Sales Tax Obligations for SaaS Businesses

Businesses providing or purchasing taxable Software as a Service (SaaS) in Ohio have sales tax obligations. A primary requirement for businesses selling taxable SaaS is to register with the Ohio Department of Taxation by obtaining a vendor’s license or seller’s permit. This registration process is essential for legal operation and tax compliance within the state.

To register, businesses provide their Federal Employer Identification Number (FEIN), legal business name, physical address, and contact details. They must also indicate the business type and sometimes estimated sales volumes. Maintaining accurate records of all sales, collected taxes, and exemption certificates is a continuing requirement. These records are crucial for demonstrating compliance during potential audits.
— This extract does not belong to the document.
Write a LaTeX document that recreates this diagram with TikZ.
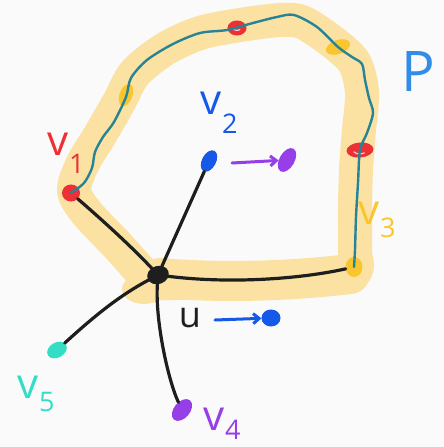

Vendor’s license registration can be completed online through the Ohio Business Gateway, providing an immediate license. Once registered, businesses must collect the correct sales tax from customers based on applicable Ohio state and local rates. The state sales tax rate is 5.75%, with additional local rates varying by county and transit authority.

Businesses must file sales tax returns and remit the collected tax to the state. Filing frequency (monthly, quarterly, or semi-annually) depends on sales volume. Returns are due by the 23rd day of the month following the reporting period. All sales tax returns must be filed electronically through the Ohio Business Gateway. Non-compliance can result in penalties and interest charges.